Investors cheer Vietnam reforms, To Lam re-appointment as Communist Party chief

Vietnam’s Communist Party General Secretary To Lam (left) and President Luong Cuong cast their votes to elect Party Central Committee members during the 14th National Party Congress in Hanoi on Thursday. (Photo: VNA/handout via Reuters)
Vietnam’s Communist Party General Secretary To Lam (left) and President Luong Cuong cast their votes to elect Party Central Committee members during the 14th National Party Congress in Hanoi on Thursday. (Photo: VNA/handout via Reuters)

HANOI – Vietnam’s foreign and domestic investors ‌have welcomed top leader To Lam’s economic reform drive, but his goal ​of double-digit growth under a model that has been called “market Leninism” looks unrealistic, economists and analysts say.

Vietnam’s ‌Communist ​Party on Friday re-appointed ‌To Lam as ‌its general secretary ⁠for the next five years, according to ‌an announcement ‍made at ‌its ​congress.

Reappointed Communist Party chief, Lam has led the Southeast Asian manufacturing hub to faster growth than its regional peers since he took office in mid-2024. Its stock market climbed nearly 40% last year, outpacing most other emerging markets, despite headwinds from US trade tariffs and frequent natural disasters.

To maintain the momentum, Lam has promised a “new growth model”, led by Vietnam’s conglomerates, that focuses ‌on innovation and the digital economy, pivoting from the reliance on exports and cheap labour that have fuelled a decades-long economic boom by luring manufacturing investments from foreign multinationals such as Samsung, Apple and Nike.

Lam pledges 10% growth, World Bank tips 6.3% this year

While courting foreign capital and technology remains a priority, Lam says ‌Vietnam must gradually move beyond cheap labour, pledging annual growth of at least 10% for the rest of this decade. Growth accelerated to 8% last year from 7% in 2024.

“Vietnam is on track to be the region’s outperformer in the next five years,” said Adam Samdin, an economist at Oxford Economics. But even if Lam’s reforms succeed, 10% growth may be too ⁠optimistic, he said.

That would require faster wage growth to spur consumption, potentially eroding Vietnam’s cost advantage with multinationals, he said.

The World Bank predicts Vietnam will keep growing faster than its regional peers but forecasts a slowdown to 6.3% growth this year and 6.7% in 2027, weighed by a delayed impact from President Donald Trump’s tariffs.

Vietnam’s government did not immediately respond to a request for comment on Lam’s economic targets.

His policy pivot “marks a structural transformation rather than a mere adjustment of economic policy,” said Tran Thi Mong Tuyen, a researcher at the Pacific Forum, a Hawaii-based institute. But she cautioned the shift is constrained by US-China tensions, as it demands closer ties with Washington and other top investors even as Vietnam depends on neighbouring giant China for materials and components.
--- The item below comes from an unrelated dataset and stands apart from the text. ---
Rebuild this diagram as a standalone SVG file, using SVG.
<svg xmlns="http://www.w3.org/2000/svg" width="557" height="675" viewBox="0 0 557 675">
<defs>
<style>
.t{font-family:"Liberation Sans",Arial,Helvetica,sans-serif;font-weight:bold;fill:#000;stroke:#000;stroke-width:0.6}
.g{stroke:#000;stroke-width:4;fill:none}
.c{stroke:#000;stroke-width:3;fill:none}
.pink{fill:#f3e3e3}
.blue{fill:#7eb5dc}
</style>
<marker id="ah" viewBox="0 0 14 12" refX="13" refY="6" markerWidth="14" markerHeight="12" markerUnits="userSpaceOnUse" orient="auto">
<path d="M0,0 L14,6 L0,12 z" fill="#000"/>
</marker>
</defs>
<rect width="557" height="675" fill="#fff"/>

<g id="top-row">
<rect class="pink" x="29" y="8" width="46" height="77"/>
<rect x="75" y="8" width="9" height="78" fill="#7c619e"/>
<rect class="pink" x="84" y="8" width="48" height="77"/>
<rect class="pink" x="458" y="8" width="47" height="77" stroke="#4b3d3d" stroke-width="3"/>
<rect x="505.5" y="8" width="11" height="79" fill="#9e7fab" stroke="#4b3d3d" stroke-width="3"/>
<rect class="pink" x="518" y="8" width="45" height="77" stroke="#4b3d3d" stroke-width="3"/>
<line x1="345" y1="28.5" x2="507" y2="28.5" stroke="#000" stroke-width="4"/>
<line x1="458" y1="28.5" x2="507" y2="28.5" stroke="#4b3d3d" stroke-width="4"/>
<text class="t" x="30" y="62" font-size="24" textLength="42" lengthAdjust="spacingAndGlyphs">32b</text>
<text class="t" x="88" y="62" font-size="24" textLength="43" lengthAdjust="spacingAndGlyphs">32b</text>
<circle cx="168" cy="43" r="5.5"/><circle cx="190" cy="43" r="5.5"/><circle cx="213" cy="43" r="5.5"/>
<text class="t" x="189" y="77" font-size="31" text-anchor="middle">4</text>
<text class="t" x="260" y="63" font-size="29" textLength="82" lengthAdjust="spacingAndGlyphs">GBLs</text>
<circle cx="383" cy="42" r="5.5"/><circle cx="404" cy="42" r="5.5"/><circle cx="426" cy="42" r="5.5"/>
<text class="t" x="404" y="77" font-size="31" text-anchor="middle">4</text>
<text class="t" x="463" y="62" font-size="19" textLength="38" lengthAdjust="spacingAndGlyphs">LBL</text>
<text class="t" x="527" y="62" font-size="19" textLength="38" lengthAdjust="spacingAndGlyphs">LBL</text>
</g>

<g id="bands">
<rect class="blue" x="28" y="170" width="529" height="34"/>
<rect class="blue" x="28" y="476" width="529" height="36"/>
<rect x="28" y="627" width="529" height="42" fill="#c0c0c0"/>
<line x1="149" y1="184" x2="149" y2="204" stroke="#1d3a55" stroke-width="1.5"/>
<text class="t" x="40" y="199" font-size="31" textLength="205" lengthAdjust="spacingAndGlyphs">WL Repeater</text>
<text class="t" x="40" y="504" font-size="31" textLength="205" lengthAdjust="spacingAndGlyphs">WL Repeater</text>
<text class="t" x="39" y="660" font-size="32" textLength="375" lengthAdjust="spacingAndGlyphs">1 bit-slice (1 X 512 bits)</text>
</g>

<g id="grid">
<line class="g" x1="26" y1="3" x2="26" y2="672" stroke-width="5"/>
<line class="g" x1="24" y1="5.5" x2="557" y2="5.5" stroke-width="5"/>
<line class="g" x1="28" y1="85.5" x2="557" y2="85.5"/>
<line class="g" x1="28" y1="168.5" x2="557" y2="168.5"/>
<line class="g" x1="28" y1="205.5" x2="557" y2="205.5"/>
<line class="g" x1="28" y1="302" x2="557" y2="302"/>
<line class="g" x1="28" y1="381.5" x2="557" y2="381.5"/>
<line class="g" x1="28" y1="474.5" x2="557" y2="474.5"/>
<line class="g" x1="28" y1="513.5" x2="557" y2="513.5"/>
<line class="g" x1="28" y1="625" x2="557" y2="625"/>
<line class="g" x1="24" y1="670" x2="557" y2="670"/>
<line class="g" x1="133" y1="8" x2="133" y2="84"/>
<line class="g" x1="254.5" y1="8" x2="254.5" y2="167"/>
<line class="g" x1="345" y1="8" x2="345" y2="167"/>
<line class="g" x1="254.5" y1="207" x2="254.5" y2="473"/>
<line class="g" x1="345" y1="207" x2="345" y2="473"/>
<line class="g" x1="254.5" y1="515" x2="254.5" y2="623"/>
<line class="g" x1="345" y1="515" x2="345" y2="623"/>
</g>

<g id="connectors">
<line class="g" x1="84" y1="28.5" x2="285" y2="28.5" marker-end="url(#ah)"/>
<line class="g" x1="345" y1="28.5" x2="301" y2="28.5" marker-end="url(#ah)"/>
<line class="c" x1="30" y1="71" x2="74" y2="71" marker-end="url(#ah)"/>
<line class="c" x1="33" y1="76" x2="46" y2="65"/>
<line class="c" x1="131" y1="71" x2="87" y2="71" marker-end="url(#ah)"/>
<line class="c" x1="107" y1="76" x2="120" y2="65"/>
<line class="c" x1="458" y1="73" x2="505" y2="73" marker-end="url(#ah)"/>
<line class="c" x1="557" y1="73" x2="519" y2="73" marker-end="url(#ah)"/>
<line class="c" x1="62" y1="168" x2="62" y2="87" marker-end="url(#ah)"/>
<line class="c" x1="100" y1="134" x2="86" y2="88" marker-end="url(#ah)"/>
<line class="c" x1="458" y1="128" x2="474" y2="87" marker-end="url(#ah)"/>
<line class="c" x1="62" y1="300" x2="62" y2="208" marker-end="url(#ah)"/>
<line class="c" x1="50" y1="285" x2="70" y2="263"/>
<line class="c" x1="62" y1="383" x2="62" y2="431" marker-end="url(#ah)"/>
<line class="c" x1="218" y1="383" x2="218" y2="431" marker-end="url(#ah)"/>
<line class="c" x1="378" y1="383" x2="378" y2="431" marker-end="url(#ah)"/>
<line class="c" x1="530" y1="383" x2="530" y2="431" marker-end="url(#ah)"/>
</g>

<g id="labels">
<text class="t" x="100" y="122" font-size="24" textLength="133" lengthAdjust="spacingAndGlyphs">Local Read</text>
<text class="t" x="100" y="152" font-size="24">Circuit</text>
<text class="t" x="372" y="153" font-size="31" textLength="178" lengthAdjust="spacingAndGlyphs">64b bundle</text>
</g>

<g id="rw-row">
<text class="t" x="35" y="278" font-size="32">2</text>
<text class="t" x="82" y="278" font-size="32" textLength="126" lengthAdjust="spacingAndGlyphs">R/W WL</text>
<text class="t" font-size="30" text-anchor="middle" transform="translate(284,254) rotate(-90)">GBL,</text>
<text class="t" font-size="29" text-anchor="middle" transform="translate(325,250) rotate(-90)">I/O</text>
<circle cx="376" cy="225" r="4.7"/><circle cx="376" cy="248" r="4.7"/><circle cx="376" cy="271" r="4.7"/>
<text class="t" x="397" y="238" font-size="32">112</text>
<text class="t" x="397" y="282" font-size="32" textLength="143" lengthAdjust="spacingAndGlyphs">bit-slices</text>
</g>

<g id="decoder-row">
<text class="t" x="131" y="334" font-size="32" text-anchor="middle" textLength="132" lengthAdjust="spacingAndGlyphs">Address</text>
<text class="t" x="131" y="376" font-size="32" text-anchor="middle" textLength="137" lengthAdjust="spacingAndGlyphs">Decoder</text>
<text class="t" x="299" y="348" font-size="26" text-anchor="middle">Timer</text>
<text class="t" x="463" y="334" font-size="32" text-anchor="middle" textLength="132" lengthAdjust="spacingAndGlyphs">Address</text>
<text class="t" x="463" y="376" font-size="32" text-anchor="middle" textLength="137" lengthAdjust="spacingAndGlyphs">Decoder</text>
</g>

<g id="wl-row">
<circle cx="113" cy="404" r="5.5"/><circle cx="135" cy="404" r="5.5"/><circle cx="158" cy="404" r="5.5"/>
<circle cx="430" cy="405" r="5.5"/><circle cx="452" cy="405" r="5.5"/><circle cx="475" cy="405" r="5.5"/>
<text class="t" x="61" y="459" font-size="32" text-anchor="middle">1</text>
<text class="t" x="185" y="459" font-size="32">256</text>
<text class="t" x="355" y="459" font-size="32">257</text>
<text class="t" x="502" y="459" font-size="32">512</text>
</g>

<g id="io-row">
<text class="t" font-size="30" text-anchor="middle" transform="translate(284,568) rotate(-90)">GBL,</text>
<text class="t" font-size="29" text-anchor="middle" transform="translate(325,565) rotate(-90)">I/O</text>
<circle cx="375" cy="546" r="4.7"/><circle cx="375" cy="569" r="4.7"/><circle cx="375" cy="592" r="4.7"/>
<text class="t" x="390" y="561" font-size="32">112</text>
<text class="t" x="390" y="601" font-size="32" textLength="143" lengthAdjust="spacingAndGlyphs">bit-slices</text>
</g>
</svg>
Exports to the United States, Vietnam’s largest market, hit ‌record ‍highs last year despite Trump’s tariffs, though the levies could bite in coming months. The White House has criticised Hanoi’s reliance on Chinese inputs, accusing it of serving as a waypoint for Chinese goods bound for the US.

Vietnam’s government has said it would crack down ‌on ​illegal transhipment.

State to keep heavy hand under ‘market Leninism’

Lam’s growth recipe so far has mixed sweeping government job cuts, breakneck credit expansion, heavy infrastructure spending and a stronger role for the private sector, despite concerns over financial risks, waste and favouritism. 

Enthusiasts compare his agenda to Vietnam’s late-1980s Doi Moi liberalisation wave that ignited decades of growth. Still, the state will retain primacy, nurturing national champions with subsidies while setting their targets – pushing large private groups toward quasi–state-owned status, according to analysts and diplomats.

Alexander Vuving of the Asia-Pacific Center for Security Studies calls it “market Leninism, in which the party-state relies primarily on the private sector to turbocharge economic growth but a number of private ⁠conglomerates will benefit disproportionately due to their intimate relations with the government.”

Soon after becoming party chief, Lam completed Vietnam’s most comprehensive administrative reform ​in decades, trimming layers of local and central government. Nearly 150,000 officials lost their jobs and power structures were redrawn, in an overhaul that at times appeared to mimic that of Argentina’s libertarian president Javier Milei.

Intended to slash red tape, simplify rules and accelerate decisions, the reform has, however, at times produced delays as bureaucracies adjust.

Many foreign investors and diplomats have praised the push – and Vietnam’s political ​stability. Still, “Vietnam continues to present a heavier regulatory burden than regional peers,” said analyst Laura Schwartz at risk intelligence firm Verisk Maplecroft.

“Deterioration ‍in these indicators over the past year suggests that reform efforts have yet to deliver greater regulatory predictability for businesses,” she said.